As you may notice, we’ve used a try keyword when we initialize the AVAudioRecorder instance and call the setCategory method of audioSession. Since the release of Swift 3, Apple changed most of the APIs in favor of the do-try-catch error handling model.

If the method call may throw an error, or the initialization may fail, you have to enclose it in a do-catch block like this:

do {
    try audioSession.setCategory(.playAndRecord, mode: .default, options: [ .defaultToSpeaker ])

     ...

    // Initiate and prepare the recorder
    audioRecorder = try AVAudioRecorder(url: audioFileURL, settings: recorderSetting)

} catch {
    print(error)
}

In the do clause, you call the method by putting a try keyword in front of it. If there is an error, it will be caught and the catch block will be executed. By default, the error is embedded in an Error object.

Okay, the configure() method is ready. To trigger the configuration, insert the following line of code in the viewDidLoad() method:

configure()

Implementing the Record Button

We've completed the recording preparation. Let's move on to the implementation of the action method of the Record button. Before we dive into the code, let me further explain how the Record button works.

When a user taps the Record button, the app will start recording. The Record button will be changed to a Pause button. If the user taps the Pause button, the app will pause the audio recording until the button is tapped again. The audio recording will stop when the user taps the Stop button.

Now, update the record method like this:

@IBAction func record(sender: UIButton) {

    // Stop the audio player before recording
    if let player = audioPlayer, player.isPlaying {
        player.stop()
    }

    if !audioRecorder.isRecording {
        let audioSession = AVAudioSession.sharedInstance()

        do {
            try audioSession.setActive(true)

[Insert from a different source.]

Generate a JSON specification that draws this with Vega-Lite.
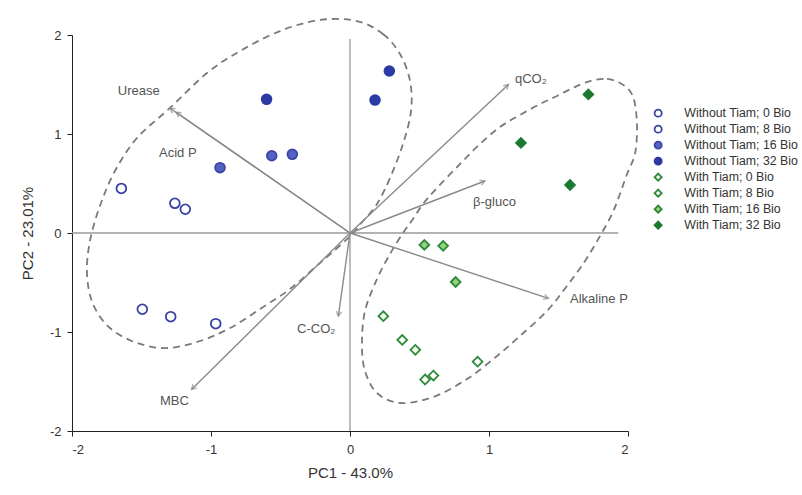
{
  "$schema": "https://vega.github.io/schema/vega-lite/v6.json",
  "width": 556,
  "height": 396,
  "autosize": {"type": "none"},
  "padding": {"left": 72, "top": 35, "right": 174, "bottom": 64},
  "background": "white",
  "config": {
    "font": "Liberation Sans",
    "view": {"stroke": null},
    "axis": {"grid": false, "domainColor": "#222", "tickColor": "#222", "tickSize": 5, "labelFontSize": 13, "labelColor": "#333", "titleFontSize": 15, "titleFontWeight": "normal", "titleColor": "#333"},
    "legend": {"symbolSize": 50, "symbolStrokeWidth": 1.8}
  },
  "datasets": {
    "scores": [
      {"group": "Without Tiam; 0 Bio", "pc1": -1.645, "pc2": 0.45},
      {"group": "Without Tiam; 0 Bio", "pc1": -1.26, "pc2": 0.30},
      {"group": "Without Tiam; 0 Bio", "pc1": -1.185, "pc2": 0.24},
      {"group": "Without Tiam; 8 Bio", "pc1": -1.494, "pc2": -0.77},
      {"group": "Without Tiam; 8 Bio", "pc1": -1.29, "pc2": -0.845},
      {"group": "Without Tiam; 8 Bio", "pc1": -0.966, "pc2": -0.916},
      {"group": "Without Tiam; 16 Bio", "pc1": -0.935, "pc2": 0.66},
      {"group": "Without Tiam; 16 Bio", "pc1": -0.563, "pc2": 0.78},
      {"group": "Without Tiam; 16 Bio", "pc1": -0.415, "pc2": 0.795},
      {"group": "Without Tiam; 32 Bio", "pc1": -0.60, "pc2": 1.35},
      {"group": "Without Tiam; 32 Bio", "pc1": 0.283, "pc2": 1.636},
      {"group": "Without Tiam; 32 Bio", "pc1": 0.18, "pc2": 1.343},
      {"group": "With Tiam; 0 Bio", "pc1": 0.24, "pc2": -0.84},
      {"group": "With Tiam; 0 Bio", "pc1": 0.376, "pc2": -1.08},
      {"group": "With Tiam; 0 Bio", "pc1": 0.47, "pc2": -1.18},
      {"group": "With Tiam; 8 Bio", "pc1": 0.918, "pc2": -1.30},
      {"group": "With Tiam; 8 Bio", "pc1": 0.54, "pc2": -1.48},
      {"group": "With Tiam; 8 Bio", "pc1": 0.60, "pc2": -1.44},
      {"group": "With Tiam; 16 Bio", "pc1": 0.535, "pc2": -0.12},
      {"group": "With Tiam; 16 Bio", "pc1": 0.67, "pc2": -0.13},
      {"group": "With Tiam; 16 Bio", "pc1": 0.76, "pc2": -0.495},
      {"group": "With Tiam; 32 Bio", "pc1": 1.715, "pc2": 1.40},
      {"group": "With Tiam; 32 Bio", "pc1": 1.23, "pc2": 0.91},
      {"group": "With Tiam; 32 Bio", "pc1": 1.583, "pc2": 0.485}
    ],
    "loadings": [
      {"var": "Urease", "x": -1.295, "y": 1.26, "lx": -1.67, "ly": 1.43},
      {"var": "Acid P", "x": -1.25, "y": 1.22, "lx": -1.374, "ly": 0.806},
      {"var": "MBC", "x": -1.14, "y": -1.58, "lx": -1.367, "ly": -1.697},
      {"var": "C-CO₂", "x": -0.084, "y": -0.84, "lx": -0.381, "ly": -0.97},
      {"var": "qCO₂", "x": 1.14, "y": 1.50, "lx": 1.187, "ly": 1.556},
      {"var": "β-gluco", "x": 0.97, "y": 0.525, "lx": 0.885, "ly": 0.313},
      {"var": "Alkaline P", "x": 1.427, "y": -0.66, "lx": 1.583, "ly": -0.667}
    ],
    "ellipses": [
      {"cluster": "A", "i": 0, "x": 0.050, "y": 2.141},
      {"cluster": "A", "i": 1, "x": 0.237, "y": 2.010},
      {"cluster": "A", "i": 2, "x": 0.360, "y": 1.808},
      {"cluster": "A", "i": 3, "x": 0.432, "y": 1.535},
      {"cluster": "A", "i": 4, "x": 0.439, "y": 1.232},
      {"cluster": "A", "i": 5, "x": 0.381, "y": 0.899},
      {"cluster": "A", "i": 6, "x": 0.288, "y": 0.556},
      {"cluster": "A", "i": 7, "x": 0.194, "y": 0.293},
      {"cluster": "A", "i": 8, "x": 0.094, "y": 0.121},
      {"cluster": "A", "i": 9, "x": -0.014, "y": -0.051},
      {"cluster": "A", "i": 10, "x": -0.216, "y": -0.303},
      {"cluster": "A", "i": 11, "x": -0.432, "y": -0.566},
      {"cluster": "A", "i": 12, "x": -0.647, "y": -0.768},
      {"cluster": "A", "i": 13, "x": -0.863, "y": -0.960},
      {"cluster": "A", "i": 14, "x": -1.079, "y": -1.091},
      {"cluster": "A", "i": 15, "x": -1.317, "y": -1.162},
      {"cluster": "A", "i": 16, "x": -1.532, "y": -1.111},
      {"cluster": "A", "i": 17, "x": -1.727, "y": -0.960},
      {"cluster": "A", "i": 18, "x": -1.849, "y": -0.717},
      {"cluster": "A", "i": 19, "x": -1.892, "y": -0.414},
      {"cluster": "A", "i": 20, "x": -1.871, "y": -0.081},
      {"cluster": "A", "i": 21, "x": -1.799, "y": 0.273},
      {"cluster": "A", "i": 22, "x": -1.691, "y": 0.626},
      {"cluster": "A", "i": 23, "x": -1.532, "y": 0.960},
      {"cluster": "A", "i": 24, "x": -1.295, "y": 1.263},
      {"cluster": "A", "i": 25, "x": -1.029, "y": 1.616},
      {"cluster": "A", "i": 26, "x": -0.791, "y": 1.838},
      {"cluster": "A", "i": 27, "x": -0.504, "y": 2.040},
      {"cluster": "A", "i": 28, "x": -0.216, "y": 2.152},
      {"cluster": "B", "i": 0, "x": 1.727, "y": 1.535},
      {"cluster": "B", "i": 1, "x": 1.849, "y": 1.556},
      {"cluster": "B", "i": 2, "x": 1.942, "y": 1.515},
      {"cluster": "B", "i": 3, "x": 2.014, "y": 1.434},
      {"cluster": "B", "i": 4, "x": 2.050, "y": 1.303},
      {"cluster": "B", "i": 5, "x": 2.065, "y": 1.061},
      {"cluster": "B", "i": 6, "x": 2.050, "y": 0.798},
      {"cluster": "B", "i": 7, "x": 1.993, "y": 0.596},
      {"cluster": "B", "i": 8, "x": 1.942, "y": 0.394},
      {"cluster": "B", "i": 9, "x": 1.885, "y": 0.192},
      {"cluster": "B", "i": 10, "x": 1.799, "y": -0.030},
      {"cluster": "B", "i": 11, "x": 1.691, "y": -0.283},
      {"cluster": "B", "i": 12, "x": 1.561, "y": -0.535},
      {"cluster": "B", "i": 13, "x": 1.417, "y": -0.788},
      {"cluster": "B", "i": 14, "x": 1.223, "y": -1.040},
      {"cluster": "B", "i": 15, "x": 1.058, "y": -1.242},
      {"cluster": "B", "i": 16, "x": 0.842, "y": -1.475},
      {"cluster": "B", "i": 17, "x": 0.597, "y": -1.657},
      {"cluster": "B", "i": 18, "x": 0.360, "y": -1.717},
      {"cluster": "B", "i": 19, "x": 0.194, "y": -1.616},
      {"cluster": "B", "i": 20, "x": 0.108, "y": -1.394},
      {"cluster": "B", "i": 21, "x": 0.086, "y": -1.121},
      {"cluster": "B", "i": 22, "x": 0.108, "y": -0.788},
      {"cluster": "B", "i": 23, "x": 0.194, "y": -0.465},
      {"cluster": "B", "i": 24, "x": 0.288, "y": -0.212},
      {"cluster": "B", "i": 25, "x": 0.381, "y": 0.000},
      {"cluster": "B", "i": 26, "x": 0.453, "y": 0.141},
      {"cluster": "B", "i": 27, "x": 0.525, "y": 0.293},
      {"cluster": "B", "i": 28, "x": 0.626, "y": 0.455},
      {"cluster": "B", "i": 29, "x": 0.791, "y": 0.697},
      {"cluster": "B", "i": 30, "x": 0.935, "y": 0.899},
      {"cluster": "B", "i": 31, "x": 1.079, "y": 1.071},
      {"cluster": "B", "i": 32, "x": 1.223, "y": 1.192},
      {"cluster": "B", "i": 33, "x": 1.367, "y": 1.303},
      {"cluster": "B", "i": 34, "x": 1.489, "y": 1.384},
      {"cluster": "B", "i": 35, "x": 1.604, "y": 1.465}
    ],
    "axes0": [
      {"x1": -2, "x2": 1.93, "y1": 0, "y2": 0},
      {"x1": 0, "x2": 0, "y1": -2, "y2": 1.96}
    ]
  },
  "layer": [
    {
      "data": {"name": "axes0"},
      "mark": {"type": "rule", "color": "#9a9a9a", "strokeWidth": 1.3},
      "encoding": {
        "x": {"field": "x1", "type": "quantitative", "scale": {"domain": [-2, 2], "nice": false, "zero": false}, "axis": {"values": [-2, -1, 0, 1, 2], "labelExpr": "'' + datum.value", "title": "PC1 - 43.0%", "titlePadding": 9, "labelPadding": 7}},
        "x2": {"field": "x2"},
        "y": {"field": "y1", "type": "quantitative", "scale": {"domain": [-2, 2], "nice": false, "zero": false}, "axis": {"values": [-2, -1, 0, 1, 2], "labelExpr": "'' + datum.value", "title": "PC2 - 23.01%", "titlePadding": 14, "labelPadding": 6}},
        "y2": {"field": "y2"}
      }
    },
    {
      "data": {"name": "ellipses"},
      "mark": {"type": "line", "interpolate": "cardinal-closed", "color": "#7a7a7a", "strokeWidth": 1.8, "strokeDash": [7, 5]},
      "encoding": {
        "x": {"field": "x", "type": "quantitative"},
        "y": {"field": "y", "type": "quantitative"},
        "detail": {"field": "cluster", "type": "nominal"},
        "order": {"field": "i", "type": "quantitative"}
      }
    },
    {
      "data": {"name": "loadings"},
      "transform": [{"calculate": "0", "as": "o"}],
      "mark": {"type": "rule", "color": "#8a8a8a", "strokeWidth": 1.4},
      "encoding": {
        "x": {"field": "x", "type": "quantitative"},
        "y": {"field": "y", "type": "quantitative"},
        "x2": {"field": "o"},
        "y2": {"field": "o"}
      }
    },
    {
      "data": {"name": "loadings"},
      "transform": [{"calculate": "atan2(139*datum.x, 99*datum.y)*180/PI", "as": "ang"}],
      "mark": {"type": "point", "shape": "M-0.55,1L0,0L0.55,1", "filled": false, "stroke": "#8a8a8a", "strokeWidth": 1.4, "size": 90},
      "encoding": {
        "x": {"field": "x", "type": "quantitative"},
        "y": {"field": "y", "type": "quantitative"},
        "angle": {"field": "ang", "type": "quantitative", "scale": null}
      }
    },
    {
      "data": {"name": "loadings"},
      "mark": {"type": "text", "align": "left", "baseline": "middle", "fontSize": 13, "color": "#555"},
      "encoding": {
        "x": {"field": "lx", "type": "quantitative"},
        "y": {"field": "ly", "type": "quantitative"},
        "text": {"field": "var", "type": "nominal"}
      }
    },
    {
      "data": {"name": "scores"},
      "mark": {"type": "point", "filled": true, "strokeWidth": 1.8, "opacity": 1, "size": 95},
      "encoding": {
        "x": {"field": "pc1", "type": "quantitative"},
        "y": {"field": "pc2", "type": "quantitative"},
        "shape": {"field": "group", "type": "nominal", "scale": {"domain": ["Without Tiam; 0 Bio", "Without Tiam; 8 Bio", "Without Tiam; 16 Bio", "Without Tiam; 32 Bio", "With Tiam; 0 Bio", "With Tiam; 8 Bio", "With Tiam; 16 Bio", "With Tiam; 32 Bio"], "range": ["circle", "circle", "circle", "circle", "diamond", "diamond", "diamond", "diamond"]}, "legend": {"title": null, "orient": "none", "legendX": 580, "legendY": 72, "labelFontSize": 12.3, "labelColor": "#333", "rowPadding": 1, "labelOffset": 20}},
        "fill": {"field": "group", "type": "nominal", "scale": {"domain": ["Without Tiam; 0 Bio", "Without Tiam; 8 Bio", "Without Tiam; 16 Bio", "Without Tiam; 32 Bio", "With Tiam; 0 Bio", "With Tiam; 8 Bio", "With Tiam; 16 Bio", "With Tiam; 32 Bio"], "range": ["#ffffff", "#ffffff", "#5562c2", "#2c3aa6", "#f2faee", "#ffffff", "#95d27c", "#1c7a30"]}, "legend": {"title": null, "orient": "none", "legendX": 580, "legendY": 72, "labelFontSize": 12.3, "labelColor": "#333", "rowPadding": 1, "labelOffset": 20}},
        "stroke": {"field": "group", "type": "nominal", "scale": {"domain": ["Without Tiam; 0 Bio", "Without Tiam; 8 Bio", "Without Tiam; 16 Bio", "Without Tiam; 32 Bio", "With Tiam; 0 Bio", "With Tiam; 8 Bio", "With Tiam; 16 Bio", "With Tiam; 32 Bio"], "range": ["#3a42a2", "#3a42a2", "#3a47a8", "#2c3aa6", "#2c8a3a", "#2c8a3a", "#2c8a3a", "#1c7a30"]}, "legend": {"title": null, "orient": "none", "legendX": 580, "legendY": 72, "labelFontSize": 12.3, "labelColor": "#333", "rowPadding": 1, "labelOffset": 20}}
      }
    }
  ]
}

            // Start recording
            audioRecorder.record()

            // Change to the Pause image
            recordButton.setImage(UIImage(named: "Pause"), for: UIControl.State.normal)
        } catch {
            print(error)
        }

    } else {
        // Pause recording
        audioRecorder.pause()

        // Change to the Record image
        recordButton.setImage(UIImage(named: "Record"), for: UIControl.State.normal)
    }

    stopButton.isEnabled = true
    playButton.isEnabled = false
}

In the above code, we first check whether the audio player is playing. You definitely don't want to play an audio file while you're recording, so we stop any audio playback by calling the stop method.

If audioRecorder is not in the recording mode, the app activates the audio sessions and starts the recording by calling the record method of the audio recorder. To make the recorder work, remember to set audio session to active. Otherwise, the audio recording will not be activated.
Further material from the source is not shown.